5. Your Ticket ID Format(s)

The system handles any ticket ID format by normalizing on both ends (Jira ID as-is; GitLab search with dash and space variants). You do not need to pre-configure ticket prefixes — just pass whatever format your team uses (ABC-480, XYZ-296, CR-1432, etc.).

6. Team Convention: Ticket IDs in MRs

The MR search works well when engineers include the ticket ID in either the MR title or the source branch name. If your team doesn't follow this convention, MR matching will produce poor results. The search is fuzzy (handles ABC-560 vs. ABC 560 vs. ABC/560) but it needs the ticket ID to appear somewhere.

7. Package Naming Convention

Package names are derived automatically from the last path segment of the GitLab repo URL. No configuration needed — but you should be aware:

The decision to key by package name (not repo URL) was intentional: it allows a human or agent to read ABC-be.md and know exactly what they're looking at without decoding a path.


Design Decisions Worth Preserving

Repo files are the primary artifact. The ticket files are useful for historical archaeology, but the repo intelligence files are what agents should load before writing code. Every ticket run updates the repo files — the ticket file is a side effect.

Upsert, never overwrite from scratch. The build_repo_update() prompt explicitly instructs Claude to preserve all existing content. Running 50 tickets against a repo should produce one rich file, not 50 thin ones. The "confirmed: TICKET-ID" pattern lets you trace when a pattern was first observed vs. subsequently validated.

Ticket ID must be passed explicitly. Early versions of the prompt let Claude infer the ticket ID from context, which caused it to hallucinate IDs in the Sources table. The fix: pass ticket_id as a parameter to build_repo_update() and include it twice in the prompt — once as "Ticket ID for this analysis: {ticket_id}" and once in the Sources table instruction as "The ticket ID is exactly: {ticket_id}".

Diff truncation at 500 lines. Large diffs exceed context and add noise. 500 lines captures the shape of a change. If a diff is truncated, the analysis prompt still works — it just covers fewer files.

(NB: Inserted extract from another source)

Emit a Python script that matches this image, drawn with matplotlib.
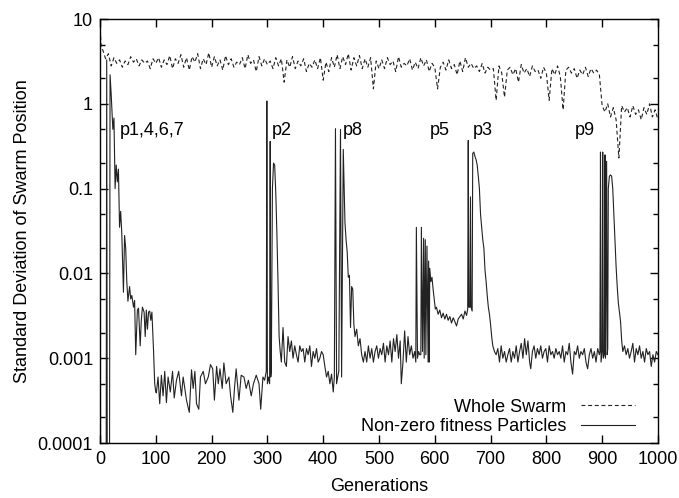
import matplotlib
matplotlib.use("Agg")
import matplotlib.pyplot as plt
from matplotlib.ticker import FixedLocator, FixedFormatter, NullFormatter

plt.rcParams['font.family'] = ['Liberation Sans', 'DejaVu Sans']

# whole swarm: std deviation of all particle positions
ws_gen = [0, 2] + list(range(5, 1001, 5))
ws_val = [9.0, 4.6,
          4.3, 3.4, 3.9, 2.8, 3.5, 3.0, 3.3, 2.7, 3.2, 2.9, 3.6, 3.1, 3.4, 2.8, 3.3, 3.0, 3.2, 2.6, 3.4, 3.0,
          3.5, 2.7, 3.3, 2.9, 3.7, 2.6, 3.4, 3.0, 3.8, 2.7, 3.5, 2.5, 3.6, 3.1, 3.9, 2.6, 3.4, 2.9, 4.0, 2.7,
          3.6, 2.8, 3.3, 2.5, 3.7, 2.9, 3.4, 2.7, 3.1, 2.9, 3.5, 2.6, 3.8, 3.0, 3.3, 2.4, 3.6, 2.8, 3.4, 2.9,
          3.2, 2.6, 3.5, 2.8, 3.4, 1.8, 3.3, 2.7, 3.6, 2.6, 3.2, 2.8, 3.4, 2.4, 3.0, 2.7, 3.3, 2.6, 3.5, 1.9,
          3.1, 2.4, 3.5, 2.7, 3.8, 2.6, 3.6, 2.9, 3.9, 2.5, 3.5, 2.8, 3.7, 2.6, 3.4, 2.7, 3.5, 1.5, 3.2, 2.6,
          3.3, 2.6, 3.5, 2.9, 3.2, 2.4, 3.6, 2.7, 3.0, 2.8, 3.4, 2.5, 3.1, 2.6, 3.5, 2.8, 3.3, 2.4, 3.0, 2.7,
          1.5, 2.7, 3.1, 2.5, 3.3, 2.6, 2.9, 2.2, 3.2, 2.4, 3.5, 2.7, 3.0, 2.6, 2.8, 2.4, 3.0, 2.3, 2.7, 2.5,
          2.6, 1.1, 2.8, 2.3, 1.2, 2.5, 2.7, 2.2, 2.6, 1.8, 2.9, 2.3, 2.6, 2.1, 2.8, 2.4, 2.5, 2.0, 2.7, 2.3,
          1.1, 2.6, 2.2, 2.8, 2.1, 0.85, 2.5, 2.7, 2.3, 2.6, 2.0, 2.5, 2.2, 2.7, 2.1, 2.6, 2.3, 2.5, 2.2, 0.95,
          0.8, 1.0, 0.7, 0.9, 0.65, 0.23, 0.95, 0.8, 0.9, 0.7, 0.95, 0.75, 0.85, 0.65, 0.9, 0.75, 1.0, 0.7, 0.85, 0.65]

# particles with non-zero fitness
nz_gen = [0, 1, 11, 12, 13, 17, 18, 20, 23, 25, 27, 29, 31, 33, 35, 37, 39, 42, 44, 46, 48, 50, 53,
          55, 57, 60, 62, 64, 67, 69, 72, 74, 76, 79, 81, 83, 85, 87, 89, 91, 93, 96, 98, 100,
          101, 104, 107, 110, 113, 116, 119, 122, 126, 130, 133, 137, 141, 146, 149, 155, 160, 164,
          167, 170, 173, 177, 180, 185, 189, 194, 198, 202, 205, 209, 212, 215, 219, 222, 226, 231,
          234, 238, 241, 244, 249, 253, 258, 262, 266, 271, 275, 280, 285, 288, 292, 295, 298,
          299, 300, 302, 304, 305, 306, 307, 309, 311, 313, 315, 317, 319, 321, 323, 325,
          328, 331, 334, 337, 340, 343, 346, 349, 352, 355, 358, 361, 364, 367, 370, 373, 376, 379,
          382, 385, 388, 391, 394, 397, 400, 403, 406, 409, 412, 415, 418, 420,
          422, 424, 426, 428, 431, 433, 436, 438, 439, 441, 443, 445, 447, 449, 451, 453, 455, 457,
          460, 463, 466, 469, 472,
          475, 478, 481, 484, 487, 490, 493, 496, 499, 502, 505, 508, 511, 514, 517, 520, 523, 526,
          529, 532, 535, 538, 540, 543, 546, 549, 552, 555, 558, 561, 564,
          566, 567, 569, 571, 573, 575, 576, 578, 580, 581, 583, 584, 586, 588, 589, 590, 591, 593,
          595, 597, 599, 601,
          603, 606, 609, 612, 615, 618, 621, 624, 627, 630, 633, 636, 639, 642, 645, 648, 651, 654,
          657, 659,
          660, 661, 663, 664, 665, 667, 668, 670, 672, 674, 676, 678, 680, 682, 684, 686, 688, 690,
          692, 694, 696, 698, 700, 702, 704, 707,
          710, 713, 716, 719, 722, 725, 728, 731, 734, 737, 740, 743, 746, 749, 752, 755, 758, 761,
          764, 767, 770, 772, 775, 778, 781, 784, 787, 790, 793, 796, 799, 802, 805, 808, 811, 814,
          817, 820, 823, 826, 829, 832, 835, 838, 841, 844, 847, 850, 853, 856, 859, 862, 865, 868,
          871, 874, 877, 880, 883, 886, 889, 892, 895,
          896, 897, 898, 900, 901, 902, 904, 905, 906, 908, 909, 910, 911, 913, 915, 917, 919, 921,
          923, 925, 927, 929, 931, 933, 935, 937,
          940, 943, 946, 949, 952, 955, 958, 961, 964, 967, 970, 973, 976, 979, 982, 985, 988, 991,
          994, 997, 1000]
nz_val = [9.5, 3e-5, 3e-5, 3.3, 3e-5, 3e-5, 2.2, 1.3, 0.5, 0.68, 0.1, 0.19, 0.12, 0.17, 0.035, 0.054,
          0.03, 0.006, 0.028, 0.02, 0.008, 0.0047, 0.007, 0.005, 0.0055, 0.004, 0.0048, 0.0011,
          0.0037, 0.0039, 0.0014, 0.0028, 0.004, 0.0035, 0.0018, 0.0037, 0.0022, 0.0035, 0.0036,
          0.0028, 0.0035, 0.0012, 0.0005, 0.0004,
          0.00039, 0.0006, 0.00029, 0.00063, 0.00036, 0.0007, 0.0003, 0.0006, 0.0004, 0.0007, 0.00034,
          0.00055, 0.0007, 0.00036, 0.0006, 0.00032, 0.00023, 0.00073, 0.00044, 0.0007, 0.00029,
          0.00025, 0.0006, 0.0007, 0.0005, 0.0006, 0.00084, 0.00075, 0.00032, 0.0008, 0.0005,
          0.00075, 0.00044, 0.00088, 0.0005, 0.0006, 0.00036, 0.00023, 0.00044, 0.00075, 0.00032,
          0.00063, 0.0006, 0.00044, 0.00055, 0.00036, 0.0005, 0.00063, 0.0005, 0.00025, 0.0006,
          0.00055, 0.0007,
          1.08, 0.0005, 0.0006, 0.0005, 0.36, 0.0006, 0.0007, 0.1, 0.2, 0.19, 0.09, 0.03, 0.008,
          0.0018, 0.0012, 0.0009,
          0.0023, 0.0009, 0.0008, 0.0018, 0.0012, 0.0016, 0.001, 0.0014, 0.0011, 0.0009, 0.0014,
          0.0012, 0.0013, 0.0009, 0.0013, 0.0011, 0.0014, 0.0008, 0.0012, 0.001, 0.0013, 0.0009,
          0.001, 0.0012, 0.0011, 0.0008, 0.0006, 0.0007, 0.0005, 0.00065, 0.0004, 0.0006,
          0.51, 0.0005, 0.0006, 0.0007, 0.5, 0.0006, 0.29, 0.08, 0.04, 0.025, 0.018, 0.009, 0.0095,
          0.0023, 0.007, 0.0065, 0.0025, 0.0018, 0.0022, 0.0014, 0.0017, 0.0011, 0.0009,
          0.0012, 0.0009, 0.0014, 0.001, 0.0013, 0.0009, 0.0012, 0.0014, 0.001, 0.0013, 0.0011,
          0.0015, 0.0009, 0.0014, 0.0011, 0.0016, 0.0009, 0.0017, 0.0012, 0.0019, 0.001, 0.0016,
          0.0005, 0.0009, 0.0021, 0.0009, 0.0018, 0.0011, 0.0014, 0.001, 0.0012,
          0.0009, 0.035, 0.001, 0.0012, 0.0011, 0.0011, 0.035, 0.0012, 0.026, 0.001, 0.025, 0.0011,
          0.021, 0.0009, 0.014, 0.0009, 0.0115, 0.008, 0.009, 0.0065, 0.005, 0.0038,
          0.004, 0.0033, 0.0037, 0.003, 0.0034, 0.0029, 0.0033, 0.0028, 0.0031, 0.0026, 0.003,
          0.0027, 0.0024, 0.0029, 0.0031, 0.0033, 0.0029, 0.0036, 0.0032, 0.0038,
          0.37, 0.004, 0.004, 0.08, 0.004, 0.0036, 0.26, 0.27, 0.24, 0.22, 0.19, 0.14, 0.1, 0.05,
          0.035, 0.025, 0.02, 0.011, 0.008, 0.0055, 0.004, 0.0033, 0.0025, 0.0018, 0.0014, 0.0012,
          0.0011, 0.0013, 0.0009, 0.0014, 0.001, 0.0012, 0.0009, 0.0011, 0.0013, 0.0009, 0.0012,
          0.001, 0.0014, 0.0009, 0.0012, 0.0015, 0.001, 0.0017, 0.0011, 0.0016, 0.0009, 0.00075,
          0.0012, 0.0014, 0.001, 0.0013, 0.0011, 0.0014, 0.001, 0.0012, 0.0013, 0.0009, 0.0014,
          0.0011, 0.0012, 0.001, 0.0013, 0.0011, 0.0012, 0.001, 0.0014, 0.0009, 0.0012, 0.0011,
          0.0015, 0.0009, 0.00065, 0.0012, 0.0011, 0.0014, 0.001, 0.0012, 0.0011, 0.0013, 0.0009,
          0.00075, 0.0011, 0.0013, 0.001, 0.0012, 0.0009, 0.0013, 0.0011,
          0.0012, 0.27, 0.0009, 0.0012, 0.27, 0.001, 0.0011, 0.25, 0.001, 0.21, 0.0011, 0.0013,
          0.1, 0.14, 0.145, 0.14, 0.1, 0.05, 0.025, 0.012, 0.007, 0.0045, 0.0035, 0.0027, 0.0016,
          0.0012,
          0.0014, 0.0011, 0.0013, 0.001, 0.0012, 0.0015, 0.0009, 0.0013, 0.0011, 0.0014, 0.001,
          0.0012, 0.0009, 0.0013, 0.0011, 0.0012, 0.0008, 0.0011, 0.0009, 0.0012, 0.0011]

peak_labels = ["p1,4,6,7", "p2", "p8", "p5", "p3", "p9"]
peak_gens = [36, 308, 436, 591, 668, 851]
peak_level = 0.48

y_ticks = [0.0001, 0.001, 0.01, 0.1, 1, 10]
y_tick_labels = ["0.0001", "0.001", "0.01", "0.1", "1", "10"]
x_ticks = list(range(0, 1001, 100))

fig = plt.figure(figsize=(6.79, 4.98), dpi=100)
ax = fig.add_axes([0.1473, 0.1104, 0.8217, 0.8514])

ax.plot(ws_gen, ws_val, color='#222222', lw=0.8, ls=(0, (3.5, 2.5)), label='Whole Swarm')
ax.plot(nz_gen, nz_val, color='#222222', lw=0.8, label='Non-zero fitness Particles')

ax.set_yscale('log')
ax.set_xlim(0, 1000)
ax.set_ylim(0.0001, 10)
ax.yaxis.set_major_locator(FixedLocator(y_ticks))
ax.yaxis.set_major_formatter(FixedFormatter(y_tick_labels))
minors = [m * 10.0 ** e for e in range(-4, 1) for m in (2, 5)]
ax.yaxis.set_minor_locator(FixedLocator(minors))
ax.yaxis.set_minor_formatter(NullFormatter())
ax.set_xticks(x_ticks)

ax.tick_params(which='both', direction='in', top=True, right=True, labelsize=13)
ax.tick_params(axis='x', pad=6)
ax.tick_params(axis='y', pad=5)
ax.tick_params(which='major', length=6, width=1)
ax.tick_params(which='minor', length=3.5, width=1)
for s in ax.spines.values():
    s.set_linewidth(1)

for lab, g in zip(peak_labels, peak_gens):
    ax.text(g, peak_level, lab, fontsize=13, ha='left', va='center')

ax.set_xlabel('Generations', fontsize=13, labelpad=7)
ax.set_ylabel('Standard Deviation of Swarm Position', fontsize=13, labelpad=5)

ax.legend(loc='lower right', bbox_to_anchor=(0.988, -0.02), frameon=False, fontsize=13,
          markerfirst=False, handlelength=3.0, handletextpad=0.8, labelspacing=0.15)

fig.savefig('out.png', dpi=100)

Service class duplication in Lambda directories is a known issue, not a bug in the tool. The tool correctly reports it as tech debt in the package file. Don't try to deduplicate the Lambda directories as part of this build.


How to Run

# Single ticket
~/codebase-intel.sh ABC-480

# Skip writing the ticket file (only update repo intel)
~/codebase-intel.sh ABC-480 --no-ticket

# From within a Claude Code session
Bash: ~/codebase-intel.sh ABC-480

To backfill a codebase from scratch: run it against 20–50 recent tickets across different repos. After ~5 tickets per package, the intelligence files become meaningfully dense.


Dependencies

anthropic
python-dotenv
requests

Python 3.9+. Set up a venv at codebase-intel/venv/ and install from requirements.txt (or pip install the above three packages directly).